▸ **Given exercise**:
Write out the listing below without alteration, omitting its pictures.

▸ **Information provided**:
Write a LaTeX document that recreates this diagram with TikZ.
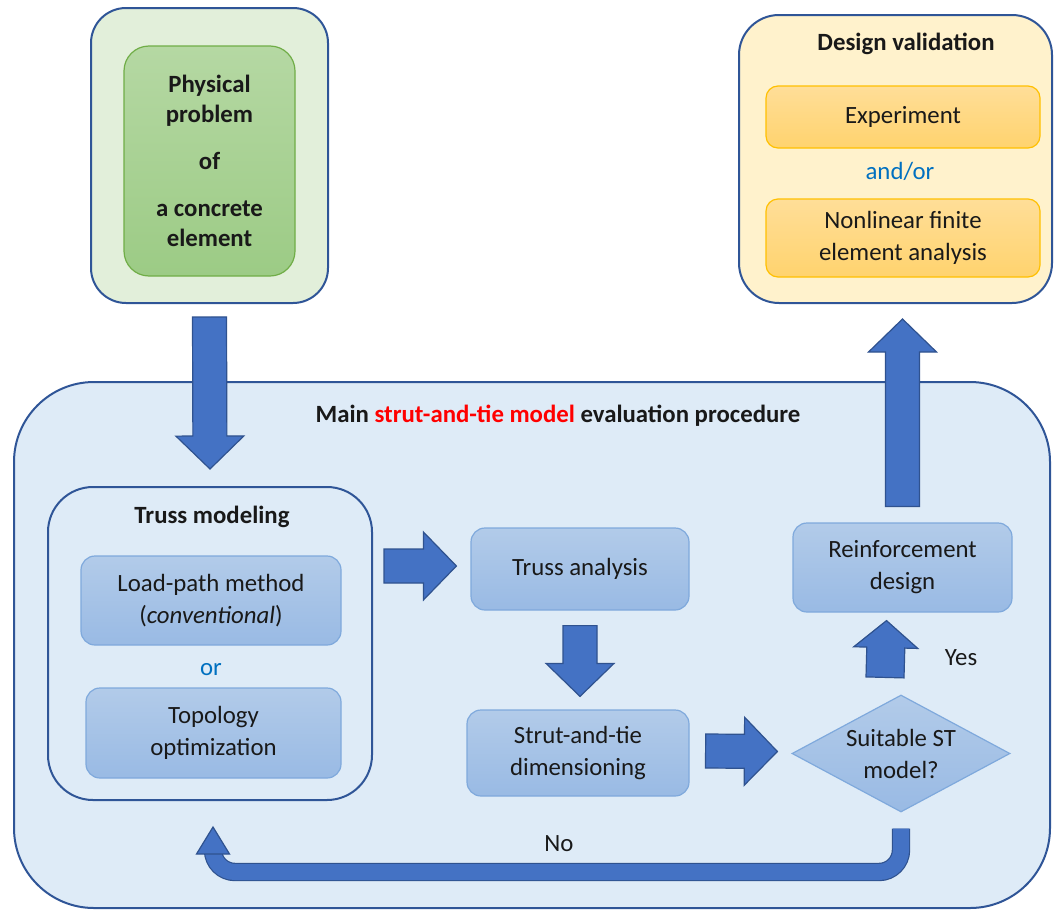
\documentclass[tikz,border=0pt]{standalone}
\usepackage{fontspec}
\setmainfont{Carlito}
\usepackage{xcolor}
\usepackage{tikz}
\usetikzlibrary{shapes}
\usetikzlibrary{shapes.geometric}
\usetikzlibrary{calc}
\usetikzlibrary{positioning}

\definecolor{arrowfill}{HTML}{4472C4}
\definecolor{arrowline}{HTML}{2F528F}
\definecolor{frameline}{HTML}{2F5597}
\definecolor{mainfill}{HTML}{DEEBF7}
\definecolor{greenfill}{HTML}{E2EFDA}
\definecolor{greentop}{HTML}{B5D8A3}
\definecolor{greenbot}{HTML}{9CCB85}
\definecolor{greenline}{HTML}{70AD47}
\definecolor{stepline}{HTML}{7FA9DC}
\definecolor{steptop}{HTML}{B2CBE9}
\definecolor{stepbot}{HTML}{99BAE4}
\definecolor{valfill}{HTML}{FFF2CC}
\definecolor{orangetop}{HTML}{FFDE98}
\definecolor{orangebot}{HTML}{FFD36E}
\definecolor{orangeline}{HTML}{FFC000}
\definecolor{ortext}{HTML}{0070C0}
\definecolor{redtext}{HTML}{FF0000}

\def\bahw{8.5pt}
\def\bahhw{17pt}
\def\bahl{16.5pt}

\tikzset{
  every node/.style={font=\fontsize{12.4}{16}\selectfont, text=black!90},
  frame/.style={rectangle, draw=frameline, line width=1pt, inner sep=0pt},
  stepbox/.style={rectangle, rounded corners=7pt, draw=stepline, line width=0.6pt,
    top color=steptop, bottom color=stepbot, align=center, inner sep=0pt},
  orangebox/.style={rectangle, rounded corners=6pt, draw=orangeline, line width=0.6pt,
    top color=orangetop, bottom color=orangebot, align=center, inner sep=0pt},
  title/.style={font=\fontsize{12.4}{16}\selectfont\bfseries},
  choice/.style={text=ortext},
  blockarrow/.style={draw=arrowline, fill=arrowfill, line width=0.6pt,
    to path={
      ($(\tikztotarget)!\bahl!(\tikztostart)$) coordinate (ba-base)
      ($(\tikztostart)!\bahw!90:(\tikztotarget)$)
      -- ($(ba-base)!\bahw!-90:(\tikztostart)$)
      -- ($(ba-base)!\bahhw!-90:(\tikztostart)$)
      -- (\tikztotarget)
      -- ($(ba-base)!\bahhw!90:(\tikztostart)$)
      -- ($(ba-base)!\bahw!90:(\tikztostart)$)
      -- ($(\tikztostart)!\bahw!-90:(\tikztotarget)$)
      -- cycle}},
}

\begin{document}
\begin{tikzpicture}[x=0.5pt, y=-0.5pt]
  \useasboundingbox (0,0) rectangle (1054,910);

  % outer frames
  \node[frame, fill=greenfill, rounded corners=17.5pt, minimum width=118.5pt, minimum height=147.5pt] (physout) at (209.5,155.5) {};
  \node[frame, fill=valfill, rounded corners=20pt, minimum width=156.5pt, minimum height=144pt] (valout) at (895.5,159) {};
  \node[frame, fill=mainfill, rounded corners=40pt, minimum width=518pt, minimum height=263pt] (main) at (532,645) {};
  \node[frame, fill=mainfill, rounded corners=22.5pt, minimum width=162pt, minimum height=156.5pt] (tm) at (210,643.5) {};

  % physical problem
  \node[rectangle, rounded corners=12.5pt, draw=greenline, line width=0.6pt, top color=greentop, bottom color=greenbot,
    minimum width=85.5pt, minimum height=115pt, align=center, font=\fontsize{12.4}{15}\selectfont\bfseries] (phys) at (209.5,161)
    {Physical\\problem\\[8.5pt]of\\[8.5pt]a concrete\\element};

  % design validation
  \node[title] (valtitle) at (906,44) {Design validation};
  \node[orangebox, minimum width=137pt, minimum height=31pt] (exp) at (903,117) {Experiment};
  \node[choice] (andor) at (900,171) {and/or};
  \node[orangebox, minimum width=137pt, minimum height=39pt] (nfea) at (903,238) {Nonlinear finite\\element analysis};

  % main procedure
  \node[title] (maintitle) at (558,416) {Main \textcolor{redtext}{strut-and-tie model} evaluation procedure};
  \node[title] (tmtitle) at (212,517) {Truss modeling};
  \node[stepbox, minimum width=130pt, minimum height=44.5pt] (lpm) at (211,600.5) {Load-path method\\(\textit{conventional})};
  \node[choice] (or) at (211,670) {or};
  \node[stepbox, minimum width=127.5pt, minimum height=45pt] (topo) at (213.5,733) {Topology\\optimization};
  \node[stepbox, minimum width=109pt, minimum height=41pt] (ta) at (580,569) {Truss analysis};
  \node[stepbox, minimum width=111pt, minimum height=43pt] (sd) at (578,753) {Strut-and-tie\\dimensioning};
  \node[diamond, draw=stepline, line width=0.6pt, top color=steptop, bottom color=stepbot, align=center,
    inner sep=0pt, aspect=1.86, minimum width=109pt, minimum height=58.5pt] (suit) at (901,753.5) {Suitable ST\\model?};
  \node[stepbox, minimum width=109.5pt, minimum height=44.5pt] (rd) at (902.5,567.5) {Reinforcement\\design};
  \node (yes) at (961,658) {Yes};
  \node (no) at (559,844) {No};

  % block arrows
  \draw[blockarrow] ([yshift=-6.5pt]physout.south) to ([yshift=8.5pt]tm.north);
  \draw[blockarrow] ($(tm.east |- ta.west)+(11,-3)$) to ($(ta.west)+(-14,-3)$);
  \draw[blockarrow] ([yshift=-7.5pt]ta.south) to ([yshift=6.5pt]ta.south |- sd.north);
  \draw[blockarrow] ($(sd.east)+(16,-2)$) to ($(suit.west)+(-14,-2)$);
  \begingroup
  \def\bahw{9.5pt}\def\bahhw{16pt}\def\bahl{13.5pt}
  \draw[blockarrow] ([xshift=-8pt,yshift=8.5pt]suit.north) to ([xshift=-8pt,yshift=-4pt]rd.south);
  \endgroup
  \draw[blockarrow] ([yshift=8pt]rd.north) to ([yshift=-7.5pt]rd.north |- valout.south);

  % feedback arrow
  \draw[draw=arrowline, line width=0.6pt, double=arrowfill, double distance=8pt, rounded corners=11pt]
    ([yshift=-8pt]suit.south) |- ($(tm.south)+(3,71)$) -- ($(tm.south)+(3,52)$);
  \draw[draw=arrowline, fill=arrowfill, line width=0.6pt]
    ($(tm.south)+(-13.5,53)$) -- ($(tm.south)+(19.5,53)$) -- ($(tm.south)+(3,26)$) -- cycle;
\end{tikzpicture}
\end{document}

▸ **Task solution**:
Write a LaTeX document that recreates this diagram with TikZ.
\documentclass[tikz,border=0pt]{standalone}
\usepackage{fontspec}
\setmainfont{Carlito}
\usepackage{xcolor}
\usepackage{tikz}
\usetikzlibrary{shapes}
\usetikzlibrary{shapes.geometric}
\usetikzlibrary{calc}
\usetikzlibrary{positioning}

\definecolor{arrowfill}{HTML}{4472C4}
\definecolor{arrowline}{HTML}{2F528F}
\definecolor{frameline}{HTML}{2F5597}
\definecolor{mainfill}{HTML}{DEEBF7}
\definecolor{greenfill}{HTML}{E2EFDA}
\definecolor{greentop}{HTML}{B5D8A3}
\definecolor{greenbot}{HTML}{9CCB85}
\definecolor{greenline}{HTML}{70AD47}
\definecolor{stepline}{HTML}{7FA9DC}
\definecolor{steptop}{HTML}{B2CBE9}
\definecolor{stepbot}{HTML}{99BAE4}
\definecolor{valfill}{HTML}{FFF2CC}
\definecolor{orangetop}{HTML}{FFDE98}
\definecolor{orangebot}{HTML}{FFD36E}
\definecolor{orangeline}{HTML}{FFC000}
\definecolor{ortext}{HTML}{0070C0}
\definecolor{redtext}{HTML}{FF0000}

\def\bahw{8.5pt}
\def\bahhw{17pt}
\def\bahl{16.5pt}

\tikzset{
  every node/.style={font=\fontsize{12.4}{16}\selectfont, text=black!90},
  frame/.style={rectangle, draw=frameline, line width=1pt, inner sep=0pt},
  stepbox/.style={rectangle, rounded corners=7pt, draw=stepline, line width=0.6pt,
    top color=steptop, bottom color=stepbot, align=center, inner sep=0pt},
  orangebox/.style={rectangle, rounded corners=6pt, draw=orangeline, line width=0.6pt,
    top color=orangetop, bottom color=orangebot, align=center, inner sep=0pt},
  title/.style={font=\fontsize{12.4}{16}\selectfont\bfseries},
  choice/.style={text=ortext},
  blockarrow/.style={draw=arrowline, fill=arrowfill, line width=0.6pt,
    to path={
      ($(\tikztotarget)!\bahl!(\tikztostart)$) coordinate (ba-base)
      ($(\tikztostart)!\bahw!90:(\tikztotarget)$)
      -- ($(ba-base)!\bahw!-90:(\tikztostart)$)
      -- ($(ba-base)!\bahhw!-90:(\tikztostart)$)
      -- (\tikztotarget)
      -- ($(ba-base)!\bahhw!90:(\tikztostart)$)
      -- ($(ba-base)!\bahw!90:(\tikztostart)$)
      -- ($(\tikztostart)!\bahw!-90:(\tikztotarget)$)
      -- cycle}},
}

\begin{document}
\begin{tikzpicture}[x=0.5pt, y=-0.5pt]
  \useasboundingbox (0,0) rectangle (1054,910);

  % outer frames
  \node[frame, fill=greenfill, rounded corners=17.5pt, minimum width=118.5pt, minimum height=147.5pt] (physout) at (209.5,155.5) {};
  \node[frame, fill=valfill, rounded corners=20pt, minimum width=156.5pt, minimum height=144pt] (valout) at (895.5,159) {};
  \node[frame, fill=mainfill, rounded corners=40pt, minimum width=518pt, minimum height=263pt] (main) at (532,645) {};
  \node[frame, fill=mainfill, rounded corners=22.5pt, minimum width=162pt, minimum height=156.5pt] (tm) at (210,643.5) {};

  % physical problem
  \node[rectangle, rounded corners=12.5pt, draw=greenline, line width=0.6pt, top color=greentop, bottom color=greenbot,
    minimum width=85.5pt, minimum height=115pt, align=center, font=\fontsize{12.4}{15}\selectfont\bfseries] (phys) at (209.5,161)
    {Physical\\problem\\[8.5pt]of\\[8.5pt]a concrete\\element};

  % design validation
  \node[title] (valtitle) at (906,44) {Design validation};
  \node[orangebox, minimum width=137pt, minimum height=31pt] (exp) at (903,117) {Experiment};
  \node[choice] (andor) at (900,171) {and/or};
  \node[orangebox, minimum width=137pt, minimum height=39pt] (nfea) at (903,238) {Nonlinear finite\\element analysis};

  % main procedure
  \node[title] (maintitle) at (558,416) {Main \textcolor{redtext}{strut-and-tie model} evaluation procedure};
  \node[title] (tmtitle) at (212,517) {Truss modeling};
  \node[stepbox, minimum width=130pt, minimum height=44.5pt] (lpm) at (211,600.5) {Load-path method\\(\textit{conventional})};
  \node[choice] (or) at (211,670) {or};
  \node[stepbox, minimum width=127.5pt, minimum height=45pt] (topo) at (213.5,733) {Topology\\optimization};
  \node[stepbox, minimum width=109pt, minimum height=41pt] (ta) at (580,569) {Truss analysis};
  \node[stepbox, minimum width=111pt, minimum height=43pt] (sd) at (578,753) {Strut-and-tie\\dimensioning};
  \node[diamond, draw=stepline, line width=0.6pt, top color=steptop, bottom color=stepbot, align=center,
    inner sep=0pt, aspect=1.86, minimum width=109pt, minimum height=58.5pt] (suit) at (901,753.5) {Suitable ST\\model?};
  \node[stepbox, minimum width=109.5pt, minimum height=44.5pt] (rd) at (902.5,567.5) {Reinforcement\\design};
  \node (yes) at (961,658) {Yes};
  \node (no) at (559,844) {No};

  % block arrows
  \draw[blockarrow] ([yshift=-6.5pt]physout.south) to ([yshift=8.5pt]tm.north);
  \draw[blockarrow] ($(tm.east |- ta.west)+(11,-3)$) to ($(ta.west)+(-14,-3)$);
  \draw[blockarrow] ([yshift=-7.5pt]ta.south) to ([yshift=6.5pt]ta.south |- sd.north);
  \draw[blockarrow] ($(sd.east)+(16,-2)$) to ($(suit.west)+(-14,-2)$);
  \begingroup
  \def\bahw{9.5pt}\def\bahhw{16pt}\def\bahl{13.5pt}
  \draw[blockarrow] ([xshift=-8pt,yshift=8.5pt]suit.north) to ([xshift=-8pt,yshift=-4pt]rd.south);
  \endgroup
  \draw[blockarrow] ([yshift=8pt]rd.north) to ([yshift=-7.5pt]rd.north |- valout.south);

  % feedback arrow
  \draw[draw=arrowline, line width=0.6pt, double=arrowfill, double distance=8pt, rounded corners=11pt]
    ([yshift=-8pt]suit.south) |- ($(tm.south)+(3,71)$) -- ($(tm.south)+(3,52)$);
  \draw[draw=arrowline, fill=arrowfill, line width=0.6pt]
    ($(tm.south)+(-13.5,53)$) -- ($(tm.south)+(19.5,53)$) -- ($(tm.south)+(3,26)$) -- cycle;
\end{tikzpicture}
\end{document}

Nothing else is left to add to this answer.